O Bate-bola era um reduto masculino até pouco tempo. Há 12 anos, Vanessa Amorim, a Vavá, criou as Brilhetes, uma dissidência da turma Brilho, de Anchieta. “A gente vem pra desconstruir esse mundo machista, quebrando barreiras. O pessoal fica surpreso quando vê que somos mulheres. As mulheres antes vinham atrás, carregando bandeiras, trazendo os filhos, carregando bebida. Ainda tem preconceito, mas vamos conquistando nosso território.”

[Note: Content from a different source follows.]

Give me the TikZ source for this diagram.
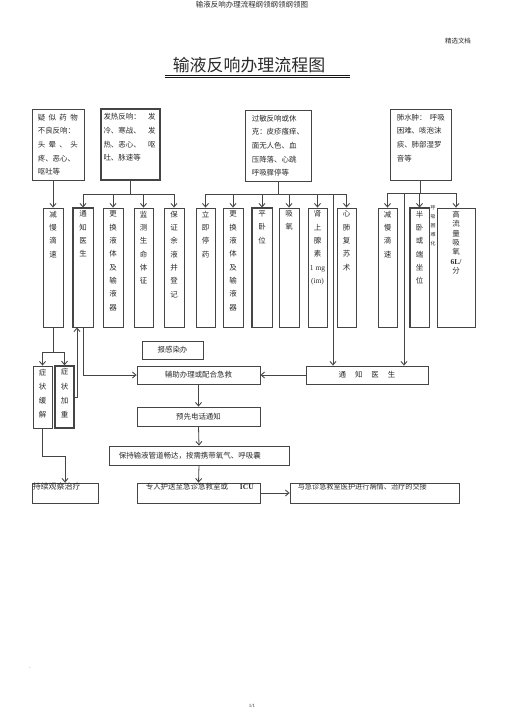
\documentclass[tikz,border=0pt]{standalone}
\usepackage{fontspec}
\setmainfont{Liberation Serif}
\newfontfamily\cjk{Noto Sans CJK SC}
\usetikzlibrary{arrows.meta}
\definecolor{lin}{HTML}{454545}
\definecolor{txt}{HTML}{2A2A2A}
\tikzset{
  every node/.append style={text=txt},
  fbox/.style={draw=lin, line width=0.8bp, inner sep=0, minimum height=71bp},
  col/.style={draw=lin, line width=0.8bp, inner sep=0, minimum height=119bp},
  coltext/.style={anchor=north, align=center, inner sep=0, yshift=-3bp,
    font=\cjk\fontsize{7.5}{13.4}\selectfont},
  btext/.style={anchor=north west, align=left, inner sep=0,
    font=\cjk\fontsize{7.5}{13.7}\selectfont},
  wbox/.style={draw=lin, line width=0.8bp, inner sep=0,
    font=\cjk\fontsize{7.5}{9}\selectfont},
  heavy/.style={line width=1.4bp},
  conn/.style={draw=lin, line width=0.8bp},
  >={Straight Barb[length=3.5bp,width=6bp,line width=0.9bp]}
}
\begin{document}
\begin{tikzpicture}[x=1bp,y=-1bp]
\useasboundingbox (0,0) rectangle (505,714);
% page head
\node[font=\cjk\fontsize{7.5}{9}\selectfont] (head) at (252,5) {输液反响办理流程纲领纲领纲领图};
\node[font=\cjk\fontsize{6.5}{8}\selectfont] (jx) at (458,41) {精选文档};
\node[font=\cjk\fontsize{17}{20}\selectfont, inner sep=0] (title) at (249,65) {输液反响办理流程图};
\draw[blue!80!black, line width=0.7bp] ([xshift=-8bp,yshift=-2bp]title.south west) -- ([xshift=25bp,yshift=-2bp]title.south east);
\draw[blue!80!black, line width=0.7bp] ([xshift=-8bp,yshift=-4bp]title.south west) -- ([xshift=25bp,yshift=-4bp]title.south east);

% reactions
\node[fbox, minimum width=52bp] (fy1) at (58,144.5) {};
\node[fbox, minimum width=59bp, heavy] (fy2) at (130.5,144.5) {};
\node[fbox, minimum width=66bp] (fy3) at (278,145.5) {};
\node[fbox, minimum width=61bp] (fy4) at (420.5,144.5) {};
\node[btext, text width=40bp] (fy1t) at ([xshift=6bp,yshift=-5bp]fy1.north west)
  {疑\hfill 似\hfill 药\hfill 物\\不良反响：\\头\hfill 晕\hfill 、\hfill 头\\疼、恶心、\\呕吐等};
\node[btext, text width=52bp] (fy2t) at ([xshift=3bp,yshift=-5bp]fy2.north west)
  {发热反响：\hfill 发\\冷、寒战、\hfill 发\\热、恶心、\hfill 呕\\吐、脉速等};
\node[btext, text width=56bp] (fy3t) at ([xshift=7bp,yshift=-5bp]fy3.north west)
  {过敏反响或休\\克：皮疹瘙痒、\\面无人色、血\\压降落、心跳\\呼吸骤停等};
\node[btext, text width=48bp] (fy4t) at ([xshift=7bp,yshift=-5bp]fy4.north west)
  {肺水肿：\hfill 呼吸\\困难、咳泡沫\\痰、肺部湿罗\\音等};

% measures
\foreach \x/\w/\n/\t in {53/20/c1/{减\\慢\\滴\\速}, 83/20/c2/{通\\知\\医\\生},
    113/20/c3/{更\\换\\液\\体\\及\\输\\液\\器}, 143.5/19/c4/{监\\测\\生\\命\\体\\征},
    174/20/c5/{保\\证\\余\\液\\并\\登\\记}, 205.5/19/c6/{立\\即\\停\\药},
    233/20/c7/{更\\换\\液\\体\\及\\输\\液\\器}, 262/20/c8/{平\\卧\\位},
    289/20/c9/{吸\\氧}, 317.5/19/c10/{肾\\上\\腺\\素\\{\rmfamily 1 mg}\\{\rmfamily (im)}},
    346.5/19/c11/{心\\肺\\复\\苏\\术}, 387.5/19/c12/{减\\慢\\滴\\速},
    419.5/19/c13/{半\\卧\\或\\端\\坐\\位}}
{
  \node[col, minimum width=\w bp] (\n) at (\x,267.5) {};
  \node[coltext] (\n t) at (\n.north) {\t};
}
\node[col, minimum width=38bp] (c14) at (456,267.5) {};
\node[coltext, font=\cjk\fontsize{7.5}{9.5}\selectfont] (c14t) at (c14.north) {高\\流\\量\\吸\\氧\\{\rmfamily\bfseries 6L/}\\分};
\foreach \n in {c2,c8,c13} \draw[lin, heavy] (\n.north west) rectangle (\n.south east);
\node[align=center, inner sep=0, font=\cjk\fontsize{5}{9}\selectfont] (hx) at (433,226) {呼\\吸\\困\\难\\化};

% connectors to measures
\coordinate (bar) at (0,194);
\coordinate (bar4) at (0,193);
\draw[conn, ->] (fy1.south -| c1.north) -- (c1.north);
\draw[conn] (fy2.south) -- (fy2.south |- bar);
\draw[conn] (c2.north |- bar) -- (c5.north |- bar);
\foreach \n in {c2,c3,c4,c5} \draw[conn, ->] (\n.north |- bar) -- (\n.north);
\draw[conn] (fy3.south) -- (fy3.south |- bar);
\draw[conn] (c6.north |- bar) -- (c11.north |- bar);
\foreach \n in {c6,c7,c8,c9,c10,c11} \draw[conn, ->] (\n.north |- bar) -- (\n.north);
\draw[conn] (fy4.south) -- (fy4.south |- bar4);
\draw[conn] (c12.north |- bar4) -- (c14.north |- bar4);
\foreach \n in {c12,c13,c14} \draw[conn, ->] (\n.north |- bar4) -- (\n.north);

% lower part
\node[wbox, minimum width=61bp, minimum height=18bp] (bg) at (172.5,350) {报感染办};
\node[wbox, minimum width=123bp, minimum height=18bp] (fz) at (198.5,375) {辅助办理或配合急救};
\node[wbox, minimum width=122bp, minimum height=18bp] (tz) at (367,375) {通\hspace{9bp}知\hspace{9bp}医\hspace{9bp}生};
\node[wbox, minimum width=123bp, minimum height=19bp] (yx) at (198.5,416.5) {预先电话通知};
\node[wbox, minimum width=180bp, minimum height=19bp] (bc) at (199,455.5) {};
\node[anchor=west, inner sep=0, font=\cjk\fontsize{7.5}{9}\selectfont] (bct) at ([xshift=10bp]bc.west) {保持输液管道畅达，按需携带氧气、呼吸囊};
\draw[lin, heavy] (bc.south west) -- (bc.south east);
\node[wbox, minimum width=123bp, minimum height=20bp] (zr) at (198.5,493) {};
\node[wbox, minimum width=169bp, minimum height=20bp] (yj) at (374.5,493) {};
\node[wbox, minimum width=66bp, minimum height=20bp] (cx) at (65,493) {};
\node[anchor=west, inner sep=0, font=\cjk\fontsize{7.5}{9}\selectfont] (zrt) at ([xshift=9bp,yshift=-4bp]zr.north west) {专人护送至急诊急救室或\hspace{12bp}{\rmfamily\bfseries ICU}};
\node[anchor=west, inner sep=0, font=\cjk\fontsize{7.2}{9}\selectfont] (yjt) at ([xshift=8bp,yshift=-4bp]yj.north west) {与急诊急救室医护进行病情、治疗的交接};
\node[anchor=west, inner sep=0, font=\cjk\fontsize{8}{9}\selectfont] (cxt) at ([xshift=1bp,yshift=-4bp]cx.north west) {持续观察治疗};
\node[wbox, minimum width=19bp, minimum height=62bp] (zh) at (42.5,397) {};
\node[wbox, minimum width=19bp, minimum height=62bp, heavy] (zj) at (64.5,397) {};
\node[coltext, font=\cjk\fontsize{7.5}{14.3}\selectfont] (zht) at (zh.north) {症\\状\\缓\\解};
\node[coltext, font=\cjk\fontsize{7.5}{14.3}\selectfont] (zjt) at (zj.north) {症\\状\\加\\重};

% connectors below
\coordinate (bar1) at (0,352);
\coordinate (v3) at (333,194);
\coordinate (v4) at (404,193);
\draw[conn] (c1.south) -- (c1.south |- bar1);
\draw[conn] (zh.north |- bar1) -- (zj.north |- bar1);
\foreach \n in {zh,zj} \draw[conn, ->] (\n.north |- bar1) -- (\n.north);
\draw[conn, ->] (zj.east) -| ([xshift=-6bp]c2.south);
\draw[conn, ->] (c2.south) |- (fz.west);
\draw[conn, ->] (v3) -- (v3 |- tz.north);
\draw[conn, ->] (v4) -- (v4 |- tz.north);
\draw[conn, ->] (tz.west) -- (fz.east);
\draw[conn, ->] (fz.south) -- (yx.north);
\draw[conn, ->] (yx.south) -- (bc.north);
\draw[conn, ->] (bc.south) -- (zr.north);
\draw[conn, ->] (zr.east) -- (yj.west);
\draw[conn, ->] (zh.south) |- ([yshift=26bp]cx.north) -- (cx.north);

% page foot
\node[font=\fontsize{5}{6}\selectfont] (dot) at (30,668) {.};
\node[font=\fontsize{5}{6}\selectfont] (pg) at (252,706) {1/1};
\end{tikzpicture}
\end{document}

O universo Bate-bola é a segunda economia do carnaval depois das escolas de samba. São cerca de 600 turmas, até em municípios vizinhos do Rio. A confecção de fantasias já tem profissionais que vivem exclusivamente desse mercado. A maior turma do Rio, a Bem Feito de Campo Grande, tem cerca de 500 componentes e sua saída acontece num sítio alugado para o evento. A saída de uma turma não é um evento simples: são contratados DJs, paredões de som, equipes de filmagem e o voo de drone é quase obrigatório. E fogos, muitos fogos de artifício e até chamas reais, como a turma Bolo Doido de Deodoro, que alugou a máquina de labaredas que o Botafogo usa em seu estádio.